Flying back from Chicago, that incredibly long flight, we were packed in like sardines. I had many sleepless nights up late with friends and up early with babies. Everyone was returning back to San Francisco that Sunday. And I think the entire plane was burned out from the rush of Christmas. I had a crying baby next to me and a crying toddler in front of me and no where to go. In these circumstances, I find it really hard to read a book or do anything productive and am grateful when I am on a plane with a TV screen in front of me so I can numb the unpleasantness of flying (something that used to be pleasurable is now something I loathe and dread).
I see on the direct TV a reality show on Alaska. And low and behold it is following the Kilcher family on their homestead near Homer, Alaska right near where I spent time. I had met some Kilcher's and even stayed at a home on their land with a friend whose bff was renting from them.
If you have ever read Malcolm Gladwell's book, I could tell you, I am a connector. I am constantly having not 6 degrees of separation but like 2 degrees of separation experiences. I am starting to log all these connections in a "coincidences" file because I long for evidence that this world is small and I will always be connected to all parts of it and that I was always have a chance to reunite with people, places and experiences.
So, I laugh that I fly home from Chicago watching these people that I have met and on this land that I have lived and foraged. It all seems so far away, so different, something you'd only see on TV- but I was there.
I am always pondering love and relationships, probably being the child of divorced parents, I constantly think about what keeps people together and having lived on many homestead like places in my life, I have always thought that marriages used to stay in tact when the family had a property to run. It was more than love and friendship- you needed the family unit to keep the farm going. It is not a one man job.

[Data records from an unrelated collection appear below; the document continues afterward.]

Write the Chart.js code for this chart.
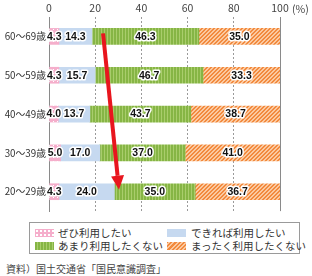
<!DOCTYPE html>
<html>
<head>
<meta charset="utf-8">
<script src="https://cdn.jsdelivr.net/npm/chart.js@4/dist/chart.umd.min.js"></script>
<style>
  html,body{margin:0;padding:0;background:#fff;}
  body{width:312px;height:276px;position:relative;overflow:hidden;font-family:"Noto Sans CJK JP","Noto Sans",sans-serif;}
  #wrap{position:absolute;left:0;top:0;width:312px;height:220px;}
  #legend{position:absolute;left:29px;top:222px;width:269px;height:30px;border:1px solid #9a9a9a;box-sizing:content-box;}
  .li{position:absolute;font-size:10.5px;color:#333;line-height:12px;white-space:nowrap;}
  .sw{position:absolute;width:19px;height:8px;}
  #src{position:absolute;left:6px;top:261px;font-size:10px;color:#444;white-space:nowrap;}
</style>
</head>
<body>
<div id="wrap"><canvas id="c" width="312" height="220"></canvas></div>
<div id="legend">
  <div class="sw" style="left:5px;top:6px;background-color:#f5aecb;background-image:radial-gradient(circle,#fff 0.8px,transparent 1.1px);background-size:4px 4px;"></div>
  <div class="li" style="left:28px;top:4px;">ぜひ利用したい</div>
  <div class="sw" style="left:137px;top:6px;background:#c6d9f0;"></div>
  <div class="li" style="left:161px;top:4px;">できれば利用したい</div>
  <div class="sw" style="left:5px;top:19px;background:repeating-linear-gradient(90deg,#86b545 0,#86b545 2px,#a9cd6c 2px,#a9cd6c 3px);"></div>
  <div class="li" style="left:28px;top:17px;">あまり利用したくない</div>
  <div class="sw" style="left:137px;top:19px;background:repeating-linear-gradient(-45deg,#f28a3e 0,#f28a3e 1.5px,#fbc9a0 1.5px,#fbc9a0 3px);"></div>
  <div class="li" style="left:161px;top:17px;">まったく利用したくない</div>
</div>
<div id="src">資料）国土交通省「国民意識調査」</div>
<script>
const categories = ['60～69歳','50～59歳','40～49歳','30～39歳','20～29歳'];
const seriesNames = ['ぜひ利用したい','できれば利用したい','あまり利用したくない','まったく利用したくない'];
const definitely = [4.3, 4.3, 4.0, 5.0, 4.3];
const ifPossible = [14.3, 15.7, 13.7, 17.0, 24.0];
const ratherNot  = [46.3, 46.7, 43.7, 37.0, 35.0];
const never      = [35.0, 33.3, 38.7, 41.0, 36.7];
const xTicks = [0, 20, 40, 60, 80, 100];
// arrow: from (value, category) to (value, category)
const arrowFrom = [23.4, 0];
const arrowTo   = [30.3, 4];

function makePattern(w, h, draw){
  const c = document.createElement('canvas'); c.width = w; c.height = h;
  const g = c.getContext('2d'); draw(g);
  return document.getElementById('c').getContext('2d').createPattern(c, 'repeat');
}
const pinkPat = makePattern(4, 4, g => {
  g.fillStyle = '#f5aecb'; g.fillRect(0,0,4,4);
  g.fillStyle = '#ffffff'; g.fillRect(1,1,1,1);
});
const greenPat = makePattern(3, 3, g => {
  g.fillStyle = '#86b545'; g.fillRect(0,0,3,3);
  g.fillStyle = '#a9cd6c'; g.fillRect(2,0,1,3);
});
const orangePat = makePattern(4, 4, g => {
  g.fillStyle = '#f28a3e'; g.fillRect(0,0,4,4);
  g.fillStyle = '#fbc9a0';
  for (let i=0;i<4;i++){ g.fillRect((3-i+4)%4, i, 1, 1); g.fillRect((3-i+5)%4, i, 1, 1); }
});

const labelPlugin = {
  id: 'segLabels',
  afterDatasetsDraw(chart){
    const ctx = chart.ctx;
    ctx.save();
    ctx.font = 'bold 10.5px "Liberation Sans", Arial, sans-serif';
    ctx.textAlign = 'center'; ctx.textBaseline = 'middle';
    ctx.lineJoin = 'round';
    chart.data.datasets.forEach((ds, di) => {
      const meta = chart.getDatasetMeta(di);
      meta.data.forEach((el, i) => {
        const cx = (el.x + el.base) / 2;
        const txt = ds.data[i].toFixed(1);
        ctx.strokeStyle = '#fff'; ctx.lineWidth = 3;
        ctx.strokeText(txt, cx, el.y + 0.5);
        ctx.fillStyle = '#111';
        ctx.fillText(txt, cx, el.y + 0.5);
      });
    });
    // arrow
    const xs = chart.scales.x, ys = chart.scales.y;
    const x1 = xs.getPixelForValue(arrowFrom[0]), y1 = ys.getPixelForValue(arrowFrom[1]) - 3;
    const x2 = xs.getPixelForValue(arrowTo[0]), y2 = ys.getPixelForValue(arrowTo[1]) - 2;
    const ang = Math.atan2(y2 - y1, x2 - x1);
    const headLen = 14, headW = 6.5;
    const bx = x2 - headLen * Math.cos(ang), by = y2 - headLen * Math.sin(ang);
    ctx.strokeStyle = '#e8161e'; ctx.lineWidth = 4; ctx.lineCap = 'butt';
    ctx.beginPath(); ctx.moveTo(x1, y1); ctx.lineTo(bx, by); ctx.stroke();
    ctx.fillStyle = '#e8161e';
    ctx.beginPath();
    ctx.moveTo(x2, y2);
    ctx.lineTo(bx + headW * Math.sin(ang), by - headW * Math.cos(ang));
    ctx.lineTo(bx - headW * Math.sin(ang), by + headW * Math.cos(ang));
    ctx.closePath(); ctx.fill();
    ctx.restore();
  }
};
const gridPlugin = {
  id: 'extraGrid',
  beforeDatasetsDraw(chart){
    const ctx = chart.ctx, xs = chart.scales.x, a = chart.chartArea;
    ctx.save();
    ctx.strokeStyle = '#8a8a8a'; ctx.lineWidth = 1;
    const x100 = Math.round(xs.getPixelForValue(100)) + 0.5;
    ctx.beginPath(); ctx.moveTo(x100, a.top); ctx.lineTo(x100, a.bottom); ctx.stroke();
    ctx.restore();
  },
  afterDraw(chart){
    const ctx = chart.ctx, xs = chart.scales.x;
    ctx.save();
    ctx.font = '10.5px "Noto Sans CJK JP", sans-serif';
    ctx.fillStyle = '#444'; ctx.textAlign = 'left'; ctx.textBaseline = 'middle';
    ctx.fillText('(%)', xs.getPixelForValue(100) + 12, 9);
    ctx.restore();
  }
};

new Chart(document.getElementById('c'), {
  type: 'bar',
  data: {
    labels: categories,
    datasets: [
      {label: seriesNames[0], data: definitely, backgroundColor: pinkPat},
      {label: seriesNames[1], data: ifPossible, backgroundColor: '#c6d9f0'},
      {label: seriesNames[2], data: ratherNot, backgroundColor: greenPat},
      {label: seriesNames[3], data: never, backgroundColor: orangePat}
    ]
  },
  options: {
    indexAxis: 'y',
    responsive: false,
    animation: false,
    events: [],
    layout: {padding: {left: 0, right: 32, top: 0, bottom: 3}},
    datasets: {bar: {barThickness: 16, borderWidth: 0}},
    plugins: {legend: {display: false}, tooltip: {enabled: false}},
    scales: {
      x: {
        stacked: true, min: 0, max: 100, position: 'top',
        afterBuildTicks: s => { s.ticks = xTicks.map(v => ({value: v})); },
        afterFit: s => { s.height = 17; },
        ticks: {padding: 3, color: '#444', font: {size: 10.5, family: '"Noto Sans CJK JP", sans-serif'}, maxRotation: 0},
        grid: {drawTicks: false, color: c => (c.tick && (c.tick.value === 0 || c.tick.value === 100)) ? 'rgba(0,0,0,0)' : '#9a9a9a', lineWidth: 1},
        border: {display: false, dash: [2, 2]}
      },
      y: {
        stacked: true,
        afterFit: s => { s.width = 49; },
        ticks: {padding: 3, color: '#333', font: {size: 9.8, family: '"Noto Sans CJK JP", sans-serif'}},
        grid: {display: false, drawTicks: false},
        border: {display: true, color: '#8a8a8a', width: 1}
      }
    }
  },
  plugins: [gridPlugin, labelPlugin]
});
</script>
</body>
</html>
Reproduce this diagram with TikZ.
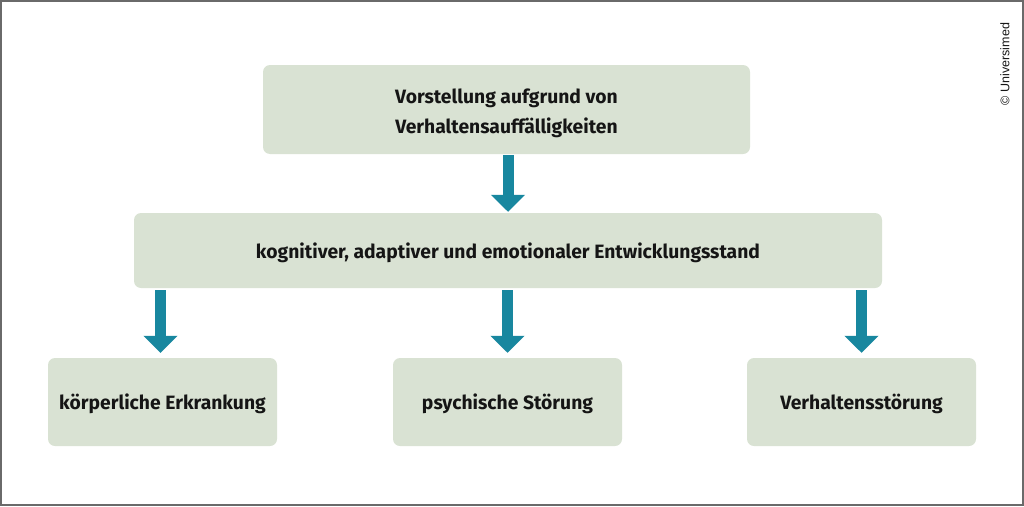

What I found so lovely about this show, The Last Frontier, is that it followed these homestead couples around as they managed to survive on their land in an Alaskan winter from hunting to foraging to building and milking cows, these couples needed each other. They worked together and I found their relationship dynamic very sweet. Modern life is just so incredibly different. We put so many wild expectations on our partner and we don't really need a partner at all. I'd say survival is the strongest glue. Love is why we get into it but that passion quickly fades, we need to need each other. In modern life, what is there to keep us from walking away? We can make our own money, buy our own food, live in our own place. Right now in time, more people are living alone than ever before.
Norma and I spent a season on the farm in France without her husband while he was working in the US. I was tasked with all the manly tasks and called "l'homme de la maison" by the French. We needed each other to run the Chateau and women can definitely survive but when Rini came back, my sexism was affirmed- some things, a man can just do easier. Restocking the fire wood that would take me forever, he swiftly did in minutes. I have watched, for years, the delicate balance of man and woman and property with Norma and Rini and have come to the conclusion that the land was the glue and the key to this dynamic duo.
But this reality show really stuck out because most reality shows all you see is couples bickering and griping but here they were actually solving problems and appreciating one another. I did, however, only watch one episode. I'd be curious to see how it all turns out and if I am just romantizing a simple life, living of the land.
* I wrote this entriely off my iPhone so please forgive grammatical errors (as I am the queen of that!)